EGG-SHELL WHITE TO BURGUNDY TO LIME

Excerpts from text published in exhibition brochure for Échantillons, Plein Sud - centre d'exposition en art actuel à Longueuil, 2003

Sisyphus - opinions differ as to the reasons why he became the futile labourer of the underworld. Why his whole being is exerted toward accomplishing nothing.
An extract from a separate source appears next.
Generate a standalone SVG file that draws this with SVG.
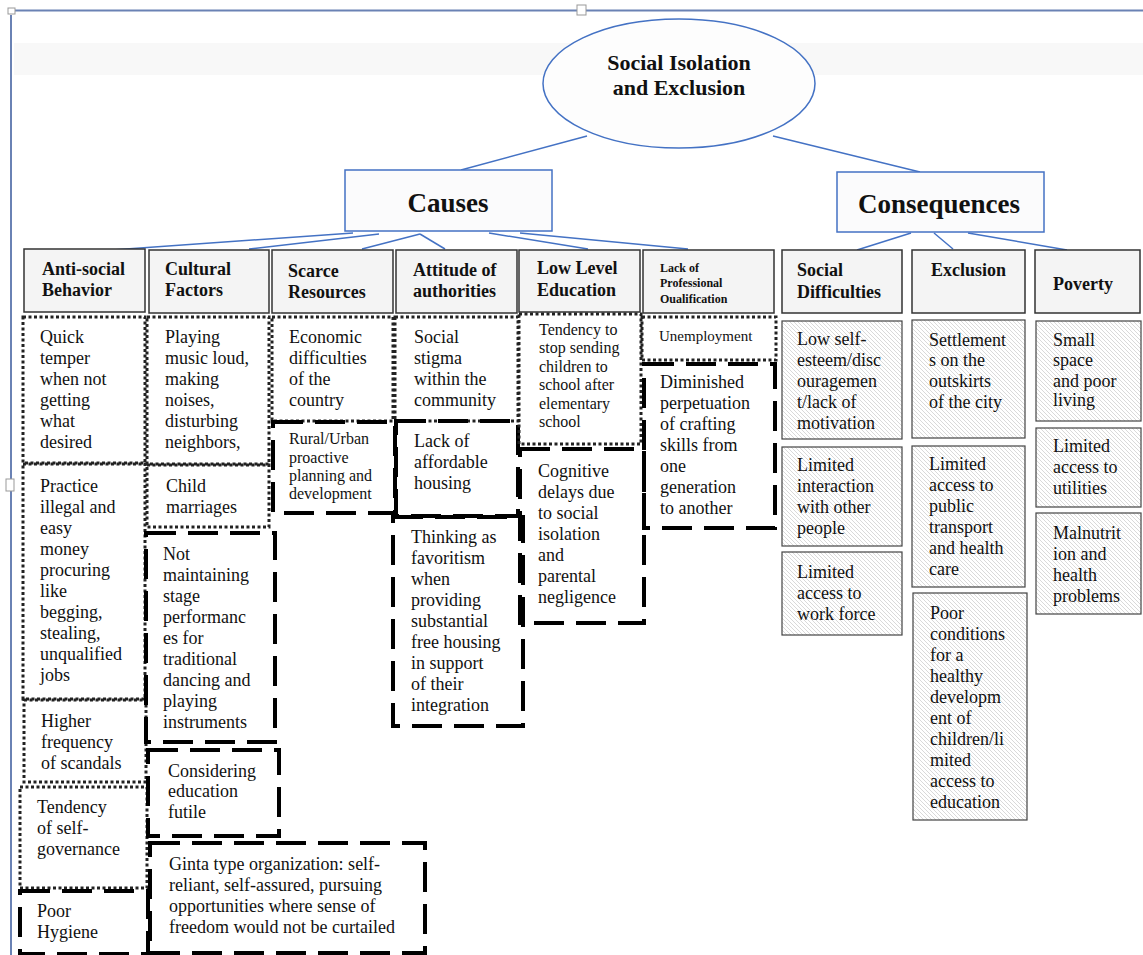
<svg xmlns="http://www.w3.org/2000/svg" width="1143" height="955" viewBox="0 0 1143 955">
<defs>
<pattern id="hatch" width="4" height="4" patternUnits="userSpaceOnUse">
<rect width="4" height="4" fill="#fff"/>
<path d="M-1,-1 L5,5 M-1,3 L1,5 M3,-1 L5,1" stroke="#c8c8c8" stroke-width="0.7"/>
</pattern>
<style>
.t{font-family:"Liberation Serif","Times New Roman",serif;font-size:18px;fill:#111}
.b{font-weight:bold}
.f12{font-size:12px}
.f15{font-size:15px}
.f16{font-size:16px}
.f22{font-size:22px}
.f27{font-size:27px}
.hdr{fill:#f4f4f4;stroke:#333;stroke-width:1.5}
.blue{fill:#fbfbfc;stroke:#4472c4;stroke-width:1.5}
.dot{fill:none;stroke:#222;stroke-width:3;stroke-dasharray:3 2.5}
.dash{fill:none;stroke:#000;stroke-width:4;stroke-dasharray:30 12}
.hat{fill:url(#hatch);stroke:#444;stroke-width:1.2}
.con{stroke:#4472c4;stroke-width:1.5;fill:none}
.frame{stroke:#6a82b4;stroke-width:2;fill:none}
.handle{fill:#fff;stroke:#999;stroke-width:1}
</style>
</defs>
<rect width="1143" height="955" fill="#fff"/>
<g id="page">
<rect x="14" y="43" width="1129" height="32" fill="#f8f8f8"/>
<path class="frame" d="M15,10.5 H1143 M11,15 V955"/>
<rect class="handle" x="8" y="8" width="7" height="6"/>
<rect class="handle" x="577" y="5" width="9" height="10"/>
<rect class="handle" x="6" y="479" width="8" height="12"/>
</g>
<g id="connectors">
<line class="con" x1="587" y1="136" x2="461" y2="170"/>
<line class="con" x1="773" y1="136" x2="920" y2="172"/>
<line class="con" x1="353" y1="233" x2="112" y2="250"/>
<line class="con" x1="379" y1="234" x2="249" y2="249"/>
<line class="con" x1="420" y1="234" x2="362" y2="249"/>
<line class="con" x1="420" y1="234" x2="445" y2="249"/>
<line class="con" x1="489" y1="233" x2="588" y2="249"/>
<line class="con" x1="520" y1="233" x2="688" y2="249"/>
<line class="con" x1="911" y1="233" x2="857" y2="250"/>
<line class="con" x1="934" y1="233" x2="953" y2="249"/>
<line class="con" x1="968" y1="233" x2="1067" y2="250"/>
</g>
<g id="root">
<ellipse cx="679" cy="83.5" rx="136" ry="64.5" fill="#fdfdfd" stroke="#4472c4" stroke-width="1.5"/>
<text class="t b f22" text-anchor="middle"><tspan x="679" y="70">Social Isolation</tspan><tspan x="679" y="95">and Exclusion</tspan></text>
</g>
<g id="causes">
<rect class="blue" x="345" y="170" width="207" height="61"/>
<text class="t b f27" x="448" y="212" text-anchor="middle">Causes</text>
</g>
<g id="consequences">
<rect class="blue" x="837" y="172" width="207" height="60"/>
<text class="t b f27" x="939" y="213" text-anchor="middle">Consequences</text>
</g>
<g id="h-antisocial"><rect class="hdr" x="24" y="249" width="121" height="63"/><text class="t b"><tspan x="42" y="275">Anti-social</tspan><tspan x="42" y="296">Behavior</tspan></text></g>
<g id="h-cultural"><rect class="hdr" x="149" y="250" width="120" height="63"/><text class="t b"><tspan x="165" y="275">Cultural</tspan><tspan x="165" y="296">Factors</tspan></text></g>
<g id="h-scarce"><rect class="hdr" x="272" y="250" width="121" height="63"/><text class="t b"><tspan x="288" y="277">Scarce</tspan><tspan x="288" y="298">Resources</tspan></text></g>
<g id="h-attitude"><rect class="hdr" x="396" y="250" width="121" height="63"/><text class="t b"><tspan x="413" y="276">Attitude of</tspan><tspan x="413" y="297">authorities</tspan></text></g>
<g id="h-education"><rect class="hdr" x="519" y="250" width="121" height="62"/><text class="t b"><tspan x="537" y="274">Low Level</tspan><tspan x="537" y="296">Education</tspan></text></g>
<g id="h-qualification"><rect class="hdr" x="643" y="250" width="131" height="63"/><text class="t b f12"><tspan x="660" y="272">Lack of</tspan><tspan x="660" y="287">Professional</tspan><tspan x="660" y="303">Oualification</tspan></text></g>
<g id="h-social"><rect class="hdr" x="782" y="250" width="120" height="63"/><text class="t b"><tspan x="797" y="276">Social</tspan><tspan x="797" y="298">Difficulties</tspan></text></g>
<g id="h-exclusion"><rect class="hdr" x="912" y="250" width="113" height="63"/><text class="t b" x="931" y="276">Exclusion</text></g>
<g id="h-poverty"><rect class="hdr" x="1035" y="250" width="105" height="63"/><text class="t b" x="1053" y="290">Poverty</text></g>

<g id="c-quick"><rect class="dot" x="23" y="317" width="122" height="146"/><text class="t"><tspan x="40" y="343">Quick</tspan><tspan x="40" y="364">temper</tspan><tspan x="40" y="385">when not</tspan><tspan x="40" y="406">getting</tspan><tspan x="40" y="427">what</tspan><tspan x="40" y="448">desired</tspan></text></g>
<g id="c-practice"><rect class="dot" x="23" y="464" width="122" height="235"/><text class="t"><tspan x="40" y="492">Practice</tspan><tspan x="40" y="513">illegal and</tspan><tspan x="40" y="534">easy</tspan><tspan x="40" y="555">money</tspan><tspan x="40" y="576">procuring</tspan><tspan x="40" y="597">like</tspan><tspan x="40" y="618">begging,</tspan><tspan x="40" y="639">stealing,</tspan><tspan x="40" y="660">unqualified</tspan><tspan x="40" y="681">jobs</tspan></text></g>
<g id="c-higher"><rect class="dot" x="24" y="700" width="122" height="82"/><text class="t"><tspan x="41" y="727">Higher</tspan><tspan x="41" y="748">frequency</tspan><tspan x="41" y="769">of scandals</tspan></text></g>
<g id="c-tendency"><rect class="dot" x="20" y="787" width="127" height="101"/><text class="t"><tspan x="37" y="813">Tendency</tspan><tspan x="37" y="834">of self-</tspan><tspan x="37" y="855">governance</tspan></text></g>
<g id="c-hygiene"><rect class="dash" x="20" y="891" width="128" height="63"/><text class="t"><tspan x="37" y="917">Poor</tspan><tspan x="37" y="938">Hygiene</tspan></text></g>

<g id="c-playing"><rect class="dot" x="147" y="317" width="122" height="147"/><text class="t"><tspan x="165" y="343">Playing</tspan><tspan x="165" y="364">music loud,</tspan><tspan x="165" y="385">making</tspan><tspan x="165" y="406">noises,</tspan><tspan x="165" y="427">disturbing</tspan><tspan x="165" y="448">neighbors,</tspan></text></g>
<g id="c-child"><rect class="dot" x="147" y="465" width="122" height="62"/><text class="t"><tspan x="166" y="492">Child</tspan><tspan x="166" y="513">marriages</tspan></text></g>
<g id="c-stage"><rect class="dash" x="146" y="533" width="129" height="209"/><text class="t"><tspan x="163" y="560">Not</tspan><tspan x="163" y="581">maintaining</tspan><tspan x="163" y="602">stage</tspan><tspan x="163" y="623">performanc</tspan><tspan x="163" y="644">es for</tspan><tspan x="163" y="665">traditional</tspan><tspan x="163" y="686">dancing and</tspan><tspan x="163" y="707">playing</tspan><tspan x="163" y="728">instruments</tspan></text></g>
<g id="c-futile"><rect class="dash" x="148" y="750" width="131" height="86"/><text class="t"><tspan x="168" y="777">Considering</tspan><tspan x="168" y="797">education</tspan><tspan x="168" y="818">futile</tspan></text></g>
<g id="c-ginta"><rect class="dash" x="150" y="843" width="275" height="110"/><text class="t"><tspan x="169" y="870">Ginta type organization: self-</tspan><tspan x="169" y="891">reliant, self-assured, pursuing</tspan><tspan x="169" y="912">opportunities where sense of</tspan><tspan x="169" y="933">freedom would not be curtailed</tspan></text></g>

<g id="c-economic"><rect class="dot" x="272" y="317" width="121" height="104"/><text class="t"><tspan x="289" y="343">Economic</tspan><tspan x="289" y="364">difficulties</tspan><tspan x="289" y="385">of the</tspan><tspan x="289" y="406">country</tspan></text></g>
<g id="c-rural"><rect class="dash" x="273" y="422" width="122" height="91"/><text class="t f16"><tspan x="289" y="444">Rural/Urban</tspan><tspan x="289" y="463">proactive</tspan><tspan x="289" y="481">planning and</tspan><tspan x="289" y="499">development</tspan></text></g>

<g id="c-stigma"><rect class="dot" x="395" y="317" width="123" height="104"/><text class="t"><tspan x="414" y="343">Social</tspan><tspan x="414" y="364">stigma</tspan><tspan x="414" y="385">within the</tspan><tspan x="414" y="406">community</tspan></text></g>
<g id="c-housing"><rect class="dash" x="396" y="421" width="122" height="95"/><text class="t"><tspan x="414" y="447">Lack of</tspan><tspan x="414" y="468">affordable</tspan><tspan x="414" y="489">housing</tspan></text></g>
<g id="c-favoritism"><rect class="dash" x="393" y="517" width="130" height="209"/><text class="t"><tspan x="411" y="543">Thinking as</tspan><tspan x="411" y="564">favoritism</tspan><tspan x="411" y="585">when</tspan><tspan x="411" y="606">providing</tspan><tspan x="411" y="627">substantial</tspan><tspan x="411" y="648">free housing</tspan><tspan x="411" y="669">in support</tspan><tspan x="411" y="690">of their</tspan><tspan x="411" y="711">integration</tspan></text></g>

<g id="c-school"><rect class="dot" x="519" y="314" width="122" height="130"/><text class="t f16"><tspan x="539" y="335">Tendency to</tspan><tspan x="539" y="353">stop sending</tspan><tspan x="539" y="372">children to</tspan><tspan x="539" y="390">school after</tspan><tspan x="539" y="409">elementary</tspan><tspan x="539" y="427">school</tspan></text></g>
<g id="c-cognitive"><rect class="dash" x="520" y="449" width="124" height="174"/><text class="t"><tspan x="538" y="477">Cognitive</tspan><tspan x="538" y="498">delays due</tspan><tspan x="538" y="519">to social</tspan><tspan x="538" y="540">isolation</tspan><tspan x="538" y="561">and</tspan><tspan x="538" y="582">parental</tspan><tspan x="538" y="603">negligence</tspan></text></g>

<g id="c-unemployment"><rect class="dot" x="642" y="317" width="134" height="43"/><text class="t f15" x="659" y="341">Unemployment</text></g>
<g id="c-crafting"><rect class="dash" x="644" y="364" width="131" height="164"/><text class="t"><tspan x="660" y="388">Diminished</tspan><tspan x="660" y="409">perpetuation</tspan><tspan x="660" y="430">of crafting</tspan><tspan x="660" y="451">skills from</tspan><tspan x="660" y="472">one</tspan><tspan x="660" y="493">generation</tspan><tspan x="660" y="514">to another</tspan></text></g>

<g id="q-esteem"><rect class="hat" x="782" y="321" width="120" height="118"/><text class="t"><tspan x="797" y="345">Low self-</tspan><tspan x="797" y="366">esteem/disc</tspan><tspan x="797" y="387">ouragemen</tspan><tspan x="797" y="408">t/lack of</tspan><tspan x="797" y="429">motivation</tspan></text></g>
<g id="q-interaction"><rect class="hat" x="782" y="447" width="120" height="99"/><text class="t"><tspan x="797" y="471">Limited</tspan><tspan x="797" y="492">interaction</tspan><tspan x="797" y="513">with other</tspan><tspan x="797" y="534">people</tspan></text></g>
<g id="q-workforce"><rect class="hat" x="782" y="552" width="120" height="83"/><text class="t"><tspan x="797" y="578">Limited</tspan><tspan x="797" y="599">access to</tspan><tspan x="797" y="620">work force</tspan></text></g>

<g id="q-settlements"><rect class="hat" x="912" y="320" width="113" height="118"/><text class="t"><tspan x="929" y="346">Settlement</tspan><tspan x="929" y="366">s on the</tspan><tspan x="929" y="387">outskirts</tspan><tspan x="929" y="408">of the city</tspan></text></g>
<g id="q-transport"><rect class="hat" x="912" y="446" width="113" height="141"/><text class="t"><tspan x="929" y="470">Limited</tspan><tspan x="929" y="491">access to</tspan><tspan x="929" y="512">public</tspan><tspan x="929" y="533">transport</tspan><tspan x="929" y="554">and health</tspan><tspan x="929" y="575">care</tspan></text></g>
<g id="q-children"><rect class="hat" x="913" y="593" width="114" height="227"/><text class="t"><tspan x="930" y="619">Poor</tspan><tspan x="930" y="640">conditions</tspan><tspan x="930" y="661">for a</tspan><tspan x="930" y="682">healthy</tspan><tspan x="930" y="703">developm</tspan><tspan x="930" y="724">ent of</tspan><tspan x="930" y="745">children/li</tspan><tspan x="930" y="766">mited</tspan><tspan x="930" y="787">access to</tspan><tspan x="930" y="808">education</tspan></text></g>

<g id="q-space"><rect class="hat" x="1036" y="321" width="105" height="100"/><text class="t"><tspan x="1053" y="346">Small</tspan><tspan x="1053" y="366">space</tspan><tspan x="1053" y="387">and poor</tspan><tspan x="1053" y="406">living</tspan></text></g>
<g id="q-utilities"><rect class="hat" x="1036" y="428" width="105" height="79"/><text class="t"><tspan x="1053" y="452">Limited</tspan><tspan x="1053" y="473">access to</tspan><tspan x="1053" y="494">utilities</tspan></text></g>
<g id="q-malnutrition"><rect class="hat" x="1036" y="513" width="105" height="101"/><text class="t"><tspan x="1053" y="539">Malnutrit</tspan><tspan x="1053" y="560">ion and</tspan><tspan x="1053" y="581">health</tspan><tspan x="1053" y="602">problems</tspan></text></g>
</svg>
She rolls up, she unrolls, she rolls up, she unrolls -- it is a piece of lint. Or rather pieces of lint gathered into a small rectangle extracted from the lint tray found in most domestic dryers. It is in the lint tray that the excluded, fallen off “fluff” of clothes accumulates. She too has her accumulations. An ever-growing pile of these varied coloured rectangular lint pieces; donations from friends. She rolls one up, and then she rolls up another and another. She unrolls one. No conscious goal, only the repetition of a gesture that brings into existence “no thing”.

(...)

She collects, cuts, accumulates, rolls, unrolls, lays out, discovers, separates, arranges, brings together. She does this with care, with attention, the fabric swathes are beautiful, like cross sections of exposed earth, exposed time, the stratums visible, touchable. Then she takes her scissors and cuts. Is there a search for meaning or a refusal, a loss of meaning? She gathers, then divides, a process of creation and loss, a making and unmaking, a series of actions directed … where? Push the rock up the hill, a punishment from the gods…

(...)

And it is such a soft dusty fragile piece of nothing. The flaked off, fallen off, the expelled. A mangled tangled mess of interrelated yet separate bits of stuff from this and that cloth belonging to this and that person. It collects, layer upon layer into this container that holds, gives form, it is a conglomerate of matter from a process that is partly discursive, the left over from a dictum of purification. The removal of any trace of the personal to re-render clothes “as if” unsoiled, unworn. Eliminating individual smell, folds and creases, turning this cloth back into a neutral object that covers over the imperfections of the body. Getting the unwanted out. If

I see, smell, touch no trace can I be sure that something really happened here, that I am really here? Under the over-all light of the neon I am washed away, washed over, dissolving into an ephemeral nothingness. Disappearing, it disappears, washed clean, washed out, gone. Is there any authentic I, do I have a secret place, where is my intimate, or is that too a construct, a schema of impulses, obsessions? Was it ever there or is “I” too an empty sign, a castaway. I cannot hold it. Extract -- to pull or draw out, extract oneself from the mass, find the singularity, find the colour. . . .

(...)

Neon lights, systems of transformation. Traces of the personal lost and found. Closed structures opened, emptied signs of an ongoing never-ending process. A temporary relation of a gathered ephemeral arrangement. And although neon does not point, and lint does not give back the washed out intimacy of my body, for this brief moment in time c.b. holds it. She holds it for long enough that I too can see. I can see my dissolution into a vast impersonal network, and I can see my discarded, left-over stubborn remains. That which will not go away, that which persists, and that which holds a certain fascination, a certain irrevocable beauty.

Sisyphus has no choice, he performs his punishment. And yet there is the return, the walk back down the hill, the interval between, he must at least be conscious of that, the interval between.